Tracy didn't get to see many birds on her trip but did get to study hawks an learned how to tell some of them in flight. Dutch went on a field trip on how to record bird songs.

Bob is the only one of us that is not a bird fanatic so he elected to use my car to visit fly fishing shops in the area.  Then, after I finished helping set up the refuge exhibit and the pictures of the winning Junior Duck Stamp competition, he picked me up and we went to Sierra Nevada Brewing Company , We just made the 12:00 tour which only had four of us on it. It was most amazing to me, a mostly non-beer drinker, to find out how beer is made.  And I found out that I do like dark ales. I was also impressed by the greenness of the company and how worker-friendly it is.  It even has an on-site day care for the worker's children. After the tour, we had fantastic lunches. I had a portabella sandwich that was totally delicious.

We lingered over lunch and then went to wait to pick up Natalie.  We found Dutch still waiting for Tracy.

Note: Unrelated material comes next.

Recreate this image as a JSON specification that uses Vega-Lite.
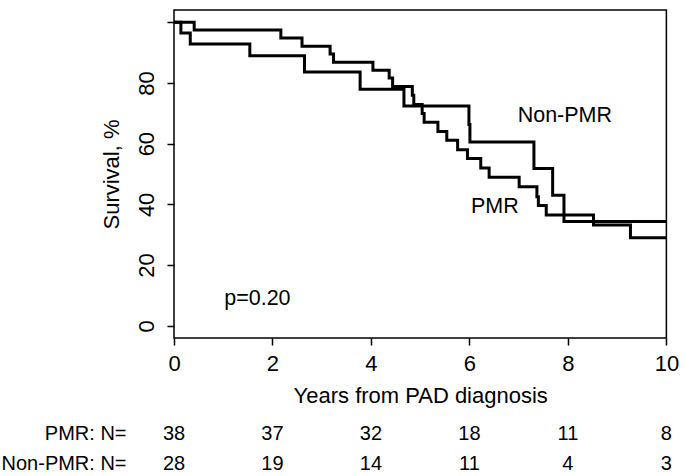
{
  "$schema": "https://vega.github.io/schema/vega-lite/v6.json",
  "padding": {"left": 0, "top": 9, "right": 19, "bottom": 0},
  "config": {
    "font": "Liberation Sans",
    "view": {"stroke": null},
    "axis": {"labelColor": "#000", "titleColor": "#000", "tickColor": "#000", "domainColor": "#000", "labelFont": "Liberation Sans", "titleFont": "Liberation Sans", "titleFontWeight": "normal", "grid": false},
    "text": {"font": "Liberation Sans", "color": "#000"}
  },
  "datasets": {
    "km": [
      {"group": "PMR", "t": 0, "s": 100},
      {"group": "PMR", "t": 0.41, "s": 97.4},
      {"group": "PMR", "t": 2.17, "s": 94.8},
      {"group": "PMR", "t": 2.6, "s": 92.1},
      {"group": "PMR", "t": 3.17, "s": 89.5},
      {"group": "PMR", "t": 3.24, "s": 86.8},
      {"group": "PMR", "t": 4.04, "s": 84.2},
      {"group": "PMR", "t": 4.37, "s": 81.6},
      {"group": "PMR", "t": 4.44, "s": 78.8},
      {"group": "PMR", "t": 4.84, "s": 75.9},
      {"group": "PMR", "t": 4.87, "s": 72.9},
      {"group": "PMR", "t": 5.04, "s": 69.9},
      {"group": "PMR", "t": 5.08, "s": 67.0},
      {"group": "PMR", "t": 5.36, "s": 64.0},
      {"group": "PMR", "t": 5.54, "s": 61.1},
      {"group": "PMR", "t": 5.76, "s": 58.0},
      {"group": "PMR", "t": 5.96, "s": 55.1},
      {"group": "PMR", "t": 6.23, "s": 52.0},
      {"group": "PMR", "t": 6.4, "s": 48.9},
      {"group": "PMR", "t": 7.01, "s": 45.8},
      {"group": "PMR", "t": 7.37, "s": 42.5},
      {"group": "PMR", "t": 7.4, "s": 39.6},
      {"group": "PMR", "t": 7.56, "s": 36.5},
      {"group": "PMR", "t": 8.52, "s": 33.2},
      {"group": "PMR", "t": 9.27, "s": 29.0},
      {"group": "PMR", "t": 10, "s": 29.0},
      {"group": "Non-PMR", "t": 0, "s": 100},
      {"group": "Non-PMR", "t": 0.14, "s": 96.4},
      {"group": "Non-PMR", "t": 0.33, "s": 92.8},
      {"group": "Non-PMR", "t": 1.54, "s": 88.9},
      {"group": "Non-PMR", "t": 2.65, "s": 83.6},
      {"group": "Non-PMR", "t": 3.78, "s": 77.9},
      {"group": "Non-PMR", "t": 4.67, "s": 72.4},
      {"group": "Non-PMR", "t": 5.99, "s": 66.3},
      {"group": "Non-PMR", "t": 6.01, "s": 60.5},
      {"group": "Non-PMR", "t": 7.31, "s": 51.8},
      {"group": "Non-PMR", "t": 7.69, "s": 43.0},
      {"group": "Non-PMR", "t": 7.92, "s": 34.4},
      {"group": "Non-PMR", "t": 10, "s": 34.4}
    ],
    "notes": [
      {"label": "Non-PMR", "t": 6.98, "s": 67.2},
      {"label": "PMR", "t": 6.03, "s": 37.0},
      {"label": "p=0.20", "t": 1.02, "s": 7.0}
    ],
    "risk": [
      {"group": "PMR: N=", "t": 0, "n": 38},
      {"group": "PMR: N=", "t": 2, "n": 37},
      {"group": "PMR: N=", "t": 4, "n": 32},
      {"group": "PMR: N=", "t": 6, "n": 18},
      {"group": "PMR: N=", "t": 8, "n": 11},
      {"group": "PMR: N=", "t": 10, "n": 8},
      {"group": "Non-PMR: N=", "t": 0, "n": 28},
      {"group": "Non-PMR: N=", "t": 2, "n": 19},
      {"group": "Non-PMR: N=", "t": 4, "n": 14},
      {"group": "Non-PMR: N=", "t": 6, "n": 11},
      {"group": "Non-PMR: N=", "t": 8, "n": 4},
      {"group": "Non-PMR: N=", "t": 10, "n": 3}
    ]
  },
  "spacing": 16,
  "vconcat": [
    {
      "width": 492.4,
      "height": 328,
      "view": {"stroke": "#000", "strokeWidth": 1.5},
      "layer": [
        {
          "data": {"name": "km"},
          "mark": {"type": "line", "interpolate": "step-after", "color": "#000", "strokeWidth": 3},
          "encoding": {
            "x": {"field": "t", "type": "quantitative", "scale": {"domain": [0, 10], "nice": false, "zero": false},
              "axis": {"values": [0, 2, 4, 6, 8, 10], "tickSize": 7, "tickWidth": 1.5, "labelFontSize": 22, "labelPadding": 9, "labelFlush": false, "labelOverlap": false, "title": "Years from PAD diagnosis", "titleFontSize": 22, "titlePadding": 11, "domain": false}},
            "y": {"field": "s", "type": "quantitative", "scale": {"domain": [-4, 104], "nice": false, "zero": false},
              "axis": {"values": [0, 20, 40, 60, 80, 100], "labelExpr": "datum.value == 100 ? '' : datum.label", "labelAngle": -90, "tickSize": 7, "tickWidth": 1.5, "labelFontSize": 22, "labelPadding": 8, "labelOverlap": false, "title": "Survival, %", "titleFontSize": 22, "titlePadding": 12, "domain": false}},
            "detail": {"field": "group"}
          }
        },
        {
          "data": {"name": "notes"},
          "mark": {"type": "text", "align": "left", "baseline": "alphabetic", "fontSize": 21.5},
          "encoding": {
            "x": {"field": "t", "type": "quantitative"},
            "y": {"field": "s", "type": "quantitative"},
            "text": {"field": "label"}
          }
        }
      ]
    },
    {
      "width": 492.4,
      "height": 30,
      "data": {"name": "risk"},
      "mark": {"type": "text", "fontSize": 20, "baseline": "middle"},
      "encoding": {
        "x": {"field": "t", "type": "quantitative", "scale": {"domain": [0, 10], "nice": false, "zero": false}, "axis": null},
        "y": {"field": "group", "type": "nominal", "sort": ["PMR: N=", "Non-PMR: N="], "scale": {"type": "point", "padding": 0},
          "axis": {"title": null, "domain": false, "ticks": false, "labelFontSize": 20, "labelPadding": 48}},
        "text": {"field": "n"}
      }
    }
  ]
}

Neither of them had had lunch, so they went off to eat lunch while the rest of us went hiking at Upper Bidwell Park along the Yahi Trail.

Checking out the birds along the Yahi trail

 We finished out the day with dinner at the Outback Steak House. The Friends of Anahuac had given me a gift certificate there and I thought it would be fun to share it with the gang.

All too soon, it was Saturday and time to say goodby for a while. But we all kept good memories of a great week.